Received grants from Oregon Cultural Trust and Kinsman Foundation to conduct a preservation plan, strategic planning, and water access to the house.
Friends of Historic Forest Grove assembling options for advancing reuse concepts for the house.
Alvin and Abigail Smith arrived in Oregon in 1841 as lay missionaries, having made a winter stopover at the infamous Whitman Mission on their journey to the Willamette Valley. They settled in Forest Grove and built two cabins; the first washed away, but the second became the areaʼs first Post Office. A.T. Smith kept a daily diary— the original of which is located at the Oregon Historical Society— which provides unique details on the construction of the third Smith residence, a Classical Greek Revival house.
In 1853, Alvin felled large oak trees on a knoll south of Forest Grove to be used to frame the house.

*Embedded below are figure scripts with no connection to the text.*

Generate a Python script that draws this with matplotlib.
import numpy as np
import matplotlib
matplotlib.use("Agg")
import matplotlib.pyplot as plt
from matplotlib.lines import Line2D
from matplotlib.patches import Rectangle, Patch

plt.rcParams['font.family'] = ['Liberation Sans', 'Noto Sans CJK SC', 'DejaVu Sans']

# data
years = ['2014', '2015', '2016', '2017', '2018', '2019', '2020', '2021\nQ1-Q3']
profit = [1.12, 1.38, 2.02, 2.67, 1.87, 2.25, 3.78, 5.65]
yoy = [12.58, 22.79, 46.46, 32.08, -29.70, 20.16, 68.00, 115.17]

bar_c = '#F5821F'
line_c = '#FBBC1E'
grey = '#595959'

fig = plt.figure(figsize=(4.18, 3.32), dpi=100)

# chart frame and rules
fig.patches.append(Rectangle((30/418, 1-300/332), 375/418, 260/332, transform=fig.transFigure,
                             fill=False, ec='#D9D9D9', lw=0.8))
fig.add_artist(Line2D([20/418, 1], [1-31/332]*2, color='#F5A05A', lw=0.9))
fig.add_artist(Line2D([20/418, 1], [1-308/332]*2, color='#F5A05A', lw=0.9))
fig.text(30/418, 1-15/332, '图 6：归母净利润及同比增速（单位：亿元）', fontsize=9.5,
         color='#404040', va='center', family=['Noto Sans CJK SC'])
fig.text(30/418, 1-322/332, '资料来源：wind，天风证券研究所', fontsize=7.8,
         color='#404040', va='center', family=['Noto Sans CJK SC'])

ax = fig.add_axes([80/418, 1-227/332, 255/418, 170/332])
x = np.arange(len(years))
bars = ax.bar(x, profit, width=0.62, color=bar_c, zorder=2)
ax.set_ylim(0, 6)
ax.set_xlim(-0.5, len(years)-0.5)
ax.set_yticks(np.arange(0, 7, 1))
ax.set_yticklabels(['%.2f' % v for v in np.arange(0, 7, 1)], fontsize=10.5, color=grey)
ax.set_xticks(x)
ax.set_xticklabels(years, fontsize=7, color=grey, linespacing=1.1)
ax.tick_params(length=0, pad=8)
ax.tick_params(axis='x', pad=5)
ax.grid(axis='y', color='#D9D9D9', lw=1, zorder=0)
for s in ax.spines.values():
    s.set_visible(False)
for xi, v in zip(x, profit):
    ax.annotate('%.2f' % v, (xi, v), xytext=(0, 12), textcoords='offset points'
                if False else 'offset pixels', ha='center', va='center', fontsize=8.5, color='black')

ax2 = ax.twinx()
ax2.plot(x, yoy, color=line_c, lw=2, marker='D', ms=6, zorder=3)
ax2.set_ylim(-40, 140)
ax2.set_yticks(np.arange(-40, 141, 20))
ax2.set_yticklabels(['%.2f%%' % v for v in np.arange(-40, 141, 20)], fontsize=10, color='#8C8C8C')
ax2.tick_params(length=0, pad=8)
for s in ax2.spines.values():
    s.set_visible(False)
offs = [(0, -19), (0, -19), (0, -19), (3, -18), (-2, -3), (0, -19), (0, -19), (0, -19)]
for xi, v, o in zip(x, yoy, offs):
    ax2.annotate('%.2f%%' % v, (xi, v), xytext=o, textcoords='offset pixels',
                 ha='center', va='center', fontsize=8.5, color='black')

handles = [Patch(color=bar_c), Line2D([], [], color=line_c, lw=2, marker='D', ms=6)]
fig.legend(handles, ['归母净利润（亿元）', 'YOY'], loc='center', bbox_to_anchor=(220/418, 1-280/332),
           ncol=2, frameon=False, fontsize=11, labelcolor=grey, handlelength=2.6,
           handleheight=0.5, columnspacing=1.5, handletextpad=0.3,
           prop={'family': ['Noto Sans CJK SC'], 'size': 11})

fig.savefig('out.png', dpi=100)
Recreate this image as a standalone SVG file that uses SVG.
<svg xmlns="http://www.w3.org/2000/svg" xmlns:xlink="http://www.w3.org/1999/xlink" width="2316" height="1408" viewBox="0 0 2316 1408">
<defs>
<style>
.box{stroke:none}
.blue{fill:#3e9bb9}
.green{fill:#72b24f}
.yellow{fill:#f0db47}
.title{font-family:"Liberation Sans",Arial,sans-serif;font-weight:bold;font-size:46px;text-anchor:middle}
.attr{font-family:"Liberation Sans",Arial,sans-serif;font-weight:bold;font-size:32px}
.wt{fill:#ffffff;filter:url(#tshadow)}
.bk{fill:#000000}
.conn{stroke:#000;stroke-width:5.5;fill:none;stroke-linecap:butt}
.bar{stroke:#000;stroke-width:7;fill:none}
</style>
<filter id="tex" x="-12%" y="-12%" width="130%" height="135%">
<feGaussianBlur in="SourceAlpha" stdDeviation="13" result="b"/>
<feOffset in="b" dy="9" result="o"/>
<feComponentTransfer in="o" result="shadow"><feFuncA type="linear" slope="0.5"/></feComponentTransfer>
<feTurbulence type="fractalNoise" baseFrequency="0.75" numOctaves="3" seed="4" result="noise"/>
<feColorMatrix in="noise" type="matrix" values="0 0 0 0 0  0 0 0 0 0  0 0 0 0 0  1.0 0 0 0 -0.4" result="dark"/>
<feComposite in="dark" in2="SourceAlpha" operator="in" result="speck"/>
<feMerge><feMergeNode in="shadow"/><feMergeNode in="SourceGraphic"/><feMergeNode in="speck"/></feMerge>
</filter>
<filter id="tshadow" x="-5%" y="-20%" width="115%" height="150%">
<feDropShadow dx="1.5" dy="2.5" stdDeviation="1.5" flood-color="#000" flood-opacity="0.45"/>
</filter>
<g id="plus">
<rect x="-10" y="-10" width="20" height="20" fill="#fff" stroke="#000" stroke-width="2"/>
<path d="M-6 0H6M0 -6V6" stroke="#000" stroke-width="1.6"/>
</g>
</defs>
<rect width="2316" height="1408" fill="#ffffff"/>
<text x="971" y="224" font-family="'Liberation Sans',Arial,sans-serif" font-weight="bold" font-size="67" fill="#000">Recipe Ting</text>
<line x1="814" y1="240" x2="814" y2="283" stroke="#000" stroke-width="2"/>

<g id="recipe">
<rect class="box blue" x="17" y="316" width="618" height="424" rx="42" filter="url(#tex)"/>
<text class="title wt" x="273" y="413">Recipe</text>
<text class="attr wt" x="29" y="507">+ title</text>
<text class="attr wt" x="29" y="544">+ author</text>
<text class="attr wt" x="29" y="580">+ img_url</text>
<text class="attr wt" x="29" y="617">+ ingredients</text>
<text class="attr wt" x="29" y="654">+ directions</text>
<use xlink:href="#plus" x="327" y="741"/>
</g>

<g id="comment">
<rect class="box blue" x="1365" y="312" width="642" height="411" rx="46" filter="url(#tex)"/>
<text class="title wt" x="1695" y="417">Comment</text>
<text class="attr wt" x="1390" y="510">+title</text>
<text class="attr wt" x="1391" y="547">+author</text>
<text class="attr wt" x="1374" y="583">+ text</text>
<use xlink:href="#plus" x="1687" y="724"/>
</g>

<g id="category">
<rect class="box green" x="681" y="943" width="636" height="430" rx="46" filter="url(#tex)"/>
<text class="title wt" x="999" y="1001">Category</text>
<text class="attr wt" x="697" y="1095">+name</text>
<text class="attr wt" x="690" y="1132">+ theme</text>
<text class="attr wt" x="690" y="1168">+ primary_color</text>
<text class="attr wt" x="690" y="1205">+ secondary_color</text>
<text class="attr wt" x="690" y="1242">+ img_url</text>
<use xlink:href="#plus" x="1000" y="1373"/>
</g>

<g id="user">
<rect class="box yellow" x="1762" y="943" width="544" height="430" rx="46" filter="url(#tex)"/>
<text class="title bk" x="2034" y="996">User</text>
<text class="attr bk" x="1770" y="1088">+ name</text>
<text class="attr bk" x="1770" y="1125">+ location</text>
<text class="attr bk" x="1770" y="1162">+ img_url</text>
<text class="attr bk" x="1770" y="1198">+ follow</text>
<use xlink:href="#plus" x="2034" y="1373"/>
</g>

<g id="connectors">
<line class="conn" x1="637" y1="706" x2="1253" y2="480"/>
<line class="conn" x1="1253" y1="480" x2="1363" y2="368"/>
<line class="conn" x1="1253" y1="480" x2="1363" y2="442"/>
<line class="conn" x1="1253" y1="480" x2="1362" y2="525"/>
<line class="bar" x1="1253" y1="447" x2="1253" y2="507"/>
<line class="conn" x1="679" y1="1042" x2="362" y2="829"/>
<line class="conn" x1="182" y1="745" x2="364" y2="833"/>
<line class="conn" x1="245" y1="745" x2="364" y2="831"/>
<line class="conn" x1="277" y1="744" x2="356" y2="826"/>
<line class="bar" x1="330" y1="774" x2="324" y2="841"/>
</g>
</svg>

Mr. Smith was a skilled carpenter; the survival of the house through decades of neglect and abuse is ample testimony to his talent. The “bones” of the structure are hand-hewn oak beams joined with mortise, tenon, and wood peg.
In 1937, the house was studied and recorded by the Historic American Buildings Survey. It was listed on the National Register in 1974, placing it among Oregonʼs earliest listings according to the State Historic Preservation Office, which has deemed the property to be “highly significant.”
Why it’s Endangered
The Smith House lacks full electrical power and there is no water access on the property. Because of the lack of any heating/cooling capability, in the winter the floorboards swell and buckle and in the summer the entire property is dangerously dry and susceptible to fire.
With each passing season, the structure’s maintenance needs mount, as does the threat of catastrophic loss to fire. The Friends of Historic Forest Grove have been engaging in a campaign to save and reuse the house, an effort that Restore Oregon will assist with. Having identified economic opportunities for other Willamette Valley Pioneer houses in previous years, Restore Oregon will provide feasibility planning and targeted funding to advance the restoration and continued use of the Smith House.